I AM NO ARISTOTLE, BUT I AM BIG ON PHILOSOPHY
I am finally beginning to feel some of my strength of body returning and it encourages me greatly. I’m pretty sure the acupuncture helps. I feel energetic enough to chase down the kid at practice that I want to talk to before he runs past me again to the other side of the drill. Life is good. I feel like I can run around a little again and play catch and stuff. Now, I know the truth because it is what sets one free, and somewhere in here I am a very free spirit, and I know that when I ‘leap up’ to catch a high one that you could not slide a credit card under my ‘toes’. It’s all-good, though, when every day is better than the one before. I’ll just keep plugging away at that .
HOLD THAT TIGER
I was asked to coach lacrosse right out of college, but that was not my plan really. I just thought I was a ‘player’, and in more ways than one by the way. It was still the seventies after all, and I also thought I would be on the national team or whatever in 1978, even if I was a Colorado lacrosse product. Boy’s gotta have a dream, right?

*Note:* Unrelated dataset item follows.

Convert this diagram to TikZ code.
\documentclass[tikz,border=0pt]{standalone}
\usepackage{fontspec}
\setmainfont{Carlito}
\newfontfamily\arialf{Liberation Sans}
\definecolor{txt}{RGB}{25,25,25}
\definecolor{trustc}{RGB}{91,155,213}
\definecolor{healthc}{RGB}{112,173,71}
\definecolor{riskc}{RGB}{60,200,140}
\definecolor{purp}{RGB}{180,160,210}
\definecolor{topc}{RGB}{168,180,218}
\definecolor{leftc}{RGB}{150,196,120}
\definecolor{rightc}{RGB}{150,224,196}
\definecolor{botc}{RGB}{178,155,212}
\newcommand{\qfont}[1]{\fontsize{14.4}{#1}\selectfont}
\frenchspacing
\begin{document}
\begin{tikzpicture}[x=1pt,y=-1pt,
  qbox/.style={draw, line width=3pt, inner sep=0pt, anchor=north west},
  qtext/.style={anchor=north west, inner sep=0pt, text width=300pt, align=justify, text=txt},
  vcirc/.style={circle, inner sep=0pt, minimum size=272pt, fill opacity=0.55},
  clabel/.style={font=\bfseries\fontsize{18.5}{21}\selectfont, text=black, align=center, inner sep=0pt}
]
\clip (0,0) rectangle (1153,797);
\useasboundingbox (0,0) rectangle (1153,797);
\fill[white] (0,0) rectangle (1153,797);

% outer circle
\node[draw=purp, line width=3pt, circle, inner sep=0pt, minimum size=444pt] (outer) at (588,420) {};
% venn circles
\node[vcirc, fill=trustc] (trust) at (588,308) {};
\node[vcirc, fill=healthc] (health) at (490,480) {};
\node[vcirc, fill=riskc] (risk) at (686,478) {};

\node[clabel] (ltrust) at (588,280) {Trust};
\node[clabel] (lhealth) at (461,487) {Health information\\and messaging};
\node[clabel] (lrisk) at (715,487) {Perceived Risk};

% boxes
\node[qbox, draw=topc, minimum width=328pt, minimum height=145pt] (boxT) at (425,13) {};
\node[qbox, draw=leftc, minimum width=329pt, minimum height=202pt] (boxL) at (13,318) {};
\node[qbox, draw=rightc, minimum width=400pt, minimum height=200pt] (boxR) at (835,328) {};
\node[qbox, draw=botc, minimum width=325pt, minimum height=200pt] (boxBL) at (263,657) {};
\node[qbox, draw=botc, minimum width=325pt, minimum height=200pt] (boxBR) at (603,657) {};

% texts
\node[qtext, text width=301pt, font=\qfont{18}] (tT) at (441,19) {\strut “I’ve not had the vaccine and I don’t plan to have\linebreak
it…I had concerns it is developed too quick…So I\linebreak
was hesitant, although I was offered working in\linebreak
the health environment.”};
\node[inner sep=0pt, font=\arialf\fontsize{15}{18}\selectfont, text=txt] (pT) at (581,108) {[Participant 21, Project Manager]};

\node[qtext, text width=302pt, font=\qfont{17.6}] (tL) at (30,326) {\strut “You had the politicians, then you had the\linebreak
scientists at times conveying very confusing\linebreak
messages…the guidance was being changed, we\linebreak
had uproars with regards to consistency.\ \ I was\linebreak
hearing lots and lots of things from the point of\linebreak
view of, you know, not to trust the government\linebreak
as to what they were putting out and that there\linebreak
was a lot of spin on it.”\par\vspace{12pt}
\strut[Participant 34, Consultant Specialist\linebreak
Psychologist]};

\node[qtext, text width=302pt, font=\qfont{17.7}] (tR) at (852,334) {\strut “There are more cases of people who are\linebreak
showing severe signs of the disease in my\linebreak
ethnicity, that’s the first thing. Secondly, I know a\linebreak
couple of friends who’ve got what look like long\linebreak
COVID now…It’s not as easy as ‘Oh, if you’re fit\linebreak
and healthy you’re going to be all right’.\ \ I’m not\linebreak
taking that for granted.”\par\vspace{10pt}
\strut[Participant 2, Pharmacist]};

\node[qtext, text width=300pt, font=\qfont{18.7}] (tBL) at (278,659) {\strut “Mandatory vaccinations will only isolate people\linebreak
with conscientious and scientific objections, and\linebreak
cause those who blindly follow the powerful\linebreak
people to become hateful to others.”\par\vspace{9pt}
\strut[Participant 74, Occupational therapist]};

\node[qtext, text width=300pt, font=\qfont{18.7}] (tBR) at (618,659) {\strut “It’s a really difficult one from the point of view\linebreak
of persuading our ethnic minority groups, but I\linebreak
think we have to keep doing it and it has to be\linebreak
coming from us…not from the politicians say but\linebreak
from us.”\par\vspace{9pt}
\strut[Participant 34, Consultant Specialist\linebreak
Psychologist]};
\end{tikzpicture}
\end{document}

I started my coaching path with my best friend, Jim Soran and Doc Stabler at Colorado College. Doc was the all timer of Godfathers. He could never get enough of his boys and lacrosse in general. Doc was already pretty old when I showed up, but I am here to tell you that no one ever loved the heritage and the game the way that Doc did. He was a father figure to me, an inspiration with his life skills as well as his list of accomplishments. So, then it was to be. I became Coach/carpenter and off we went.

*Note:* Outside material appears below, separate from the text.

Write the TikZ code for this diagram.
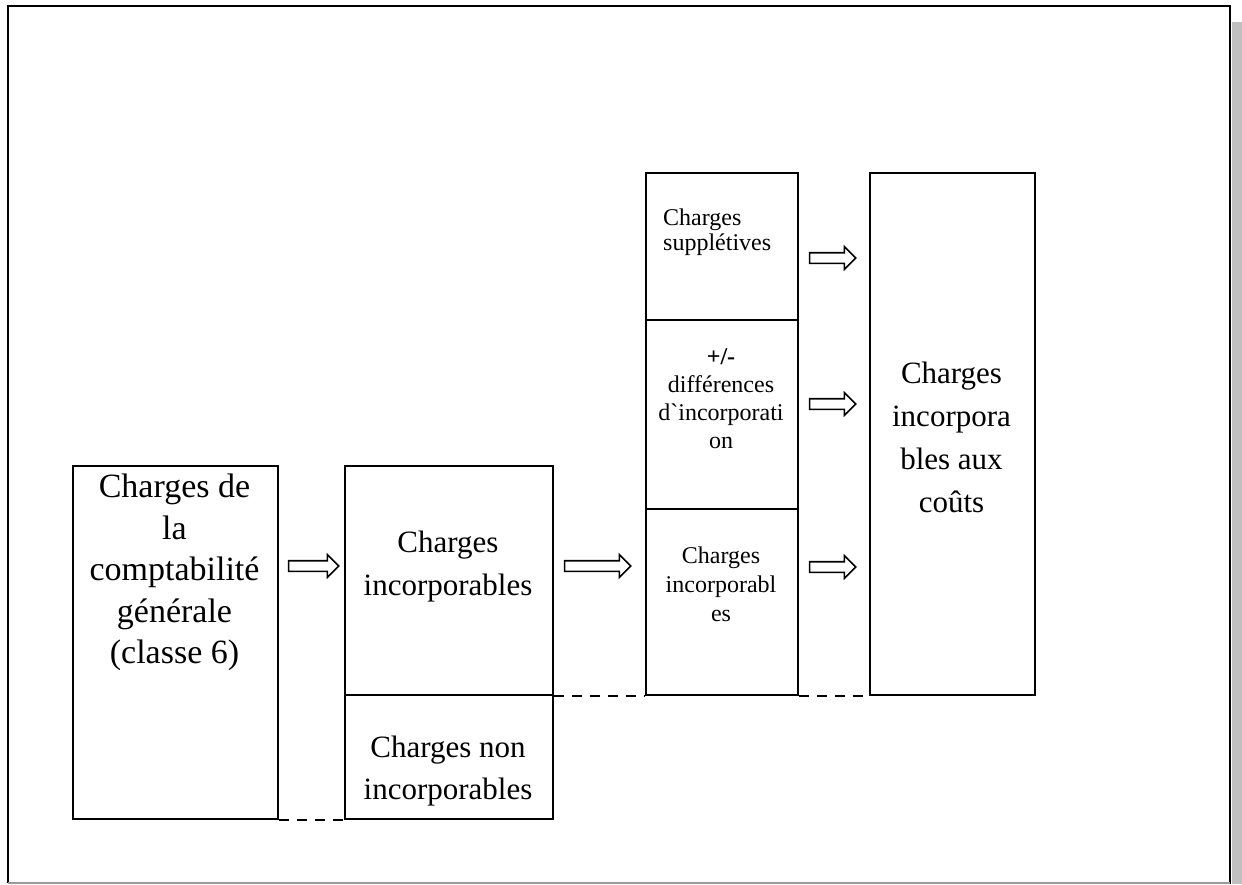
\documentclass[tikz,border=0pt]{standalone}
\usepackage{fontspec}
\setmainfont{Liberation Serif}
% same face without the TeX quote ligatures, for a plain grave mark
\newfontfamily\rawserif[Ligatures=TeXOff]{Liberation Serif}
\usetikzlibrary{shapes.arrows}
\definecolor{shadowgray}{HTML}{C0C0C0}
\begin{document}
\begin{tikzpicture}[x=1pt,y=-1pt,
  box/.style={draw, line width=1.8pt, anchor=north west, inner sep=0pt},
  bigtext/.style={font=\fontsize{31}{43}\selectfont, align=center, anchor=north, inner sep=0pt},
  smalltext/.style={font=\fontsize{24}{28}\selectfont, align=center, anchor=north, inner sep=0pt},
  hollowarrow/.style={single arrow, draw, fill=white, line width=1.6pt,
    minimum width=22pt, single arrow head extend=6pt, single arrow tip angle=90,
    inner xsep=0pt, inner ysep=4.5pt, anchor=center},
  link/.style={line width=2pt, dash pattern=on 10pt off 8pt}
]
\useasboundingbox (0,0) rectangle (1242,884);

% page frame and its shadow
\fill[shadowgray] (1232,22) rectangle (1242,884);
\draw[line width=2pt] (8,883) -- (8,6) -- (1230,6) -- (1230,884);
\draw[line width=1.5pt, shadowgray!80!black] (8,883) -- (1230,883);

% first column
\node[box, minimum width=205pt, minimum height=353pt] (gen) at (72,465) {};
\node[bigtext, font=\fontsize{34}{41.5}\selectfont] (genlbl) at (174.5,474) {Charges de\\la\\comptabilité\\générale\\(classe 6)};

% second column
\node[box, minimum width=208pt, minimum height=229pt] (inc) at (344,465) {};
\node[box, minimum width=208pt, minimum height=124pt] (noninc) at (344,694) {};
\node[bigtext] (inclbl) at (448,530.5) {Charges\\incorporables};
\node[bigtext, font=\fontsize{31}{42}\selectfont] (noninclbl) at (448,736) {Charges non\\incorporables};

% third column
\node[box, minimum width=152pt, minimum height=147pt] (suppl) at (645,172) {};
\node[box, minimum width=152pt, minimum height=189pt] (diff) at (645,319) {};
\node[box, minimum width=152pt, minimum height=186pt] (incb) at (645,508) {};
\node[smalltext, align=left, anchor=north west, font=\fontsize{24}{25}\selectfont] (suppllbl) at (663,209) {Charges\\supplétives};
\node[smalltext] (difflbl) at (721,348) {\textbf{+/-}\\différences\\d{\rawserif`}incorporati\\on};
\node[smalltext, font=\fontsize{24}{29}\selectfont] (incblbl) at (721,546.5) {Charges\\incorporabl\\es};

% fourth column
\node[box, minimum width=165pt, minimum height=522pt] (couts) at (869,172) {};
\node[bigtext] (coutslbl) at (951.5,362) {Charges\\incorpora\\bles aux\\coûts};

% hollow arrows between the columns
\node[hollowarrow, minimum height=50pt] (a1) at (311,566) {};
\node[hollowarrow, minimum height=66pt] (a2) at (595,566) {};
\node[hollowarrow, minimum height=46pt] (a3) at (830,258) {};
\node[hollowarrow, minimum height=46pt] (a4) at (830,404) {};
\node[hollowarrow, minimum height=46pt] (a5) at (830,567) {};

% dashed links along the bottom edges
\draw[link] (gen.south east) -- (noninc.south west);
\draw[link] (inc.south east) -- (incb.south west);
\draw[link] (incb.south east) -- (couts.south west);
\end{tikzpicture}
\end{document}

MARYLAND LACROSSE HAD ME AT THE DOOR
The day I totally fell in love with coaching in a ‘total’ sort of way was later, though, and maybe the ‘moment’ came serendipitously from years of doing the Vail lacrosse tournament. I got personal inspiration of the holiest magnitude in Vail as I was merely a ‘spectator’ in an early 80’s edition of the Shootout. Ever since then I have mostly not only tried to create my own new lacrosse playing movie each year (or is it every day?), but I also want to help ‘them’ create their own little lacrosse scenes as individuals. You see, if every player has a powerful script working in his head, then how can there not be a happy team ending every time?

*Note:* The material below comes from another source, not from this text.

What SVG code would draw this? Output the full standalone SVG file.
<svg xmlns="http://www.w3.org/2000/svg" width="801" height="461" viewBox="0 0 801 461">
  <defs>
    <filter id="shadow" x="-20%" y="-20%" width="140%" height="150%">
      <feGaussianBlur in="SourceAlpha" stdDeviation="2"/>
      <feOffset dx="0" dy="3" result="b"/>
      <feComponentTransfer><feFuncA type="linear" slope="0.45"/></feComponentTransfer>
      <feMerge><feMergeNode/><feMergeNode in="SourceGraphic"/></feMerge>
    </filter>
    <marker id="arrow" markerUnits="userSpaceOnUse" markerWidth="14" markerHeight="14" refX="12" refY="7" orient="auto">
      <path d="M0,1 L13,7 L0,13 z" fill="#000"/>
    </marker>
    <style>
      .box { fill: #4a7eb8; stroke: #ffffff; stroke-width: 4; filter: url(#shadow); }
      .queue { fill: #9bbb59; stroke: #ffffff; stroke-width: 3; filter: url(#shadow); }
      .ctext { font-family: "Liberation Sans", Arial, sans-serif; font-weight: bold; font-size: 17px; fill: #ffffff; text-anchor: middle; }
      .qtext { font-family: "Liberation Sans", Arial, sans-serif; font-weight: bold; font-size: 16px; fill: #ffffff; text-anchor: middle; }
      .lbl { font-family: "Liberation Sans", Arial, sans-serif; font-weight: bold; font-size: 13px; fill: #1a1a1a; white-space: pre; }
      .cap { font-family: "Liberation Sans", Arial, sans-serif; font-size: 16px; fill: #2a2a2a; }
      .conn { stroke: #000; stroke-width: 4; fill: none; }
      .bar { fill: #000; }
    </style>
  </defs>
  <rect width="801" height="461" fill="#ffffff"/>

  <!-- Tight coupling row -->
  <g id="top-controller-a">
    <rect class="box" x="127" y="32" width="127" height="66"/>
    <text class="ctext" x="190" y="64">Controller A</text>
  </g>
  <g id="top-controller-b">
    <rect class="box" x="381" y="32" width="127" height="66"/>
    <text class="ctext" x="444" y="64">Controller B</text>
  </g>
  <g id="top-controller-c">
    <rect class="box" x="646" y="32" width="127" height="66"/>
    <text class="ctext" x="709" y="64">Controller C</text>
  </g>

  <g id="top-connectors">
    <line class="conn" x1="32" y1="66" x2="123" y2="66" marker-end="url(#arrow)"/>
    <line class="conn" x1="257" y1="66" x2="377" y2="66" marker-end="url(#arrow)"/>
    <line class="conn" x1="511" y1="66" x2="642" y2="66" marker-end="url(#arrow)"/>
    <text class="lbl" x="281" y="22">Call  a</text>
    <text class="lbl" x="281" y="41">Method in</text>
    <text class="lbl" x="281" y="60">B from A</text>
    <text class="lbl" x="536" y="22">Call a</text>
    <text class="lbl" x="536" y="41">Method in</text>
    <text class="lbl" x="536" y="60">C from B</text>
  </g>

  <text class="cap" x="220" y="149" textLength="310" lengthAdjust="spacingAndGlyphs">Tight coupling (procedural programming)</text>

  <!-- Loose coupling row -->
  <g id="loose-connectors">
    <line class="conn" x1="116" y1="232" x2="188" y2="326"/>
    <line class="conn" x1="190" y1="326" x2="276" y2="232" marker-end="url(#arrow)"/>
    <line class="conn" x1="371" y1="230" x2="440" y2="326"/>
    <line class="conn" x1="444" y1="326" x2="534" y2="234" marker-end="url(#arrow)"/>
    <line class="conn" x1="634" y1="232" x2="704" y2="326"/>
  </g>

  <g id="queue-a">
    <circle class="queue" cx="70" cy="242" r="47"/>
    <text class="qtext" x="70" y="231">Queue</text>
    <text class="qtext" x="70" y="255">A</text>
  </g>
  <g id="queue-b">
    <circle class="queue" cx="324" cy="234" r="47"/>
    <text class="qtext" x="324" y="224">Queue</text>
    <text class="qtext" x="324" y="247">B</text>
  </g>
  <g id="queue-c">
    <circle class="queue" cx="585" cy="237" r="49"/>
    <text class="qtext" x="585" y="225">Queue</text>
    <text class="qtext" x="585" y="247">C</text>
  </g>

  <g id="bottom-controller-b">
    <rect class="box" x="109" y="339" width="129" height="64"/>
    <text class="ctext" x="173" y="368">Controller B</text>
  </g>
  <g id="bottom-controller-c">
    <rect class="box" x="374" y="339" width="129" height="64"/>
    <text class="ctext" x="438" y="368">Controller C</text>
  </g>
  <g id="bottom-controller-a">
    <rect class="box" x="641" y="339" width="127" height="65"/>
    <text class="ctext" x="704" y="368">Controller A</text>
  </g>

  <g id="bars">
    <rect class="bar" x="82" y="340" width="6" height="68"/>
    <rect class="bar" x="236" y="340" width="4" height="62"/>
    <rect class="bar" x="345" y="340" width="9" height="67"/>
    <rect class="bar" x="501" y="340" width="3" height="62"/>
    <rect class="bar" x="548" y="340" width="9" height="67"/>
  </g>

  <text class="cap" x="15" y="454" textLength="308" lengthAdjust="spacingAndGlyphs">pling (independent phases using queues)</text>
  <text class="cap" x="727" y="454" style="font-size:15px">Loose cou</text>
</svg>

I have since fallen in coaching love head over heels over again, first in Malibu, and then later in Fort Collins, and probably a few other places in between..
DID YOU SAY EXCALIBUR OR EXCALIBER?
So anyway, there we were, in Vail, the sacred Earl Bill Nirvana, and there I was, watching my version of lacrosse Nirvana. MY lacrosse feature film that I saw in my brain (and probably sensationalized a little) opened to rave reviews (?). All this was, maybe 30 years ago in the Rocky Mountains during one hot, young summer. What I witnessed was a team from mostly Maryland and they were the leads for my ‘Team Perfect’ movie, but really in my head they were just players with a variety of great things they brought to the game, and wasn’t it cool how nicely they all packaged up as a team. They made everything seem different, and somehow better than anything lacrosse I had ever seen, and……
DO THEY STILL MAKE MICHELOB?
This Maryland “Panner” team had a long list of the greatest players (American) of all time that no one whoever reads this has probably even heard of, but one of them, the ‘lowly’ fogo hisself, has been and still is the face of lacrosse as the Director of USLacrosse since the eighties, Steve Stenersen. That team (‘83?) was deep with the likes of Dave Cottle and other University of MD. stars. But it wasn’t just the talent and role (as well as roll) definition by that team that ‘Blew my mind’ (to use a phrase from the day). I wanted the game I coached to look like that. That team had speed at midfield and mad skill, but they were also so incredibly fundamental in their approach to each moment that the game they played really was the ‘Creator’s Game’ (to me) because it was absolutely exciting and beautiful to watch. This was how the game should be approached and played, thought I. It looked all the better as these guys who looked like stock brokers played the fastest game I had seen, and they monotonously beat the Long Island guys and all their muscled, well-tanned bodies in the final more or less every year for a while. The games were always close. It was a Golden Age of Vail.
KISS (my ass)
I know the skin-tight shorts of then would not look too cool in any new lax movies here deep into the 21st century, but that’s easy enough to edit around, and so are all the modern tactics. The more you can simplify, the higher the level of play looks, and I think it holds true all the way down to 12 year-olds (got one) playing Chumash, and all the way up to the D.U. guys in the Big Division I lacrosse mix. It’s all about the altitude, I mean attitude………..
I keep it simple as a coach because I already know I’m stupid. Life is a box of chocolates, and Forest Gump is a bit of a hero figure for me. Keep it simple.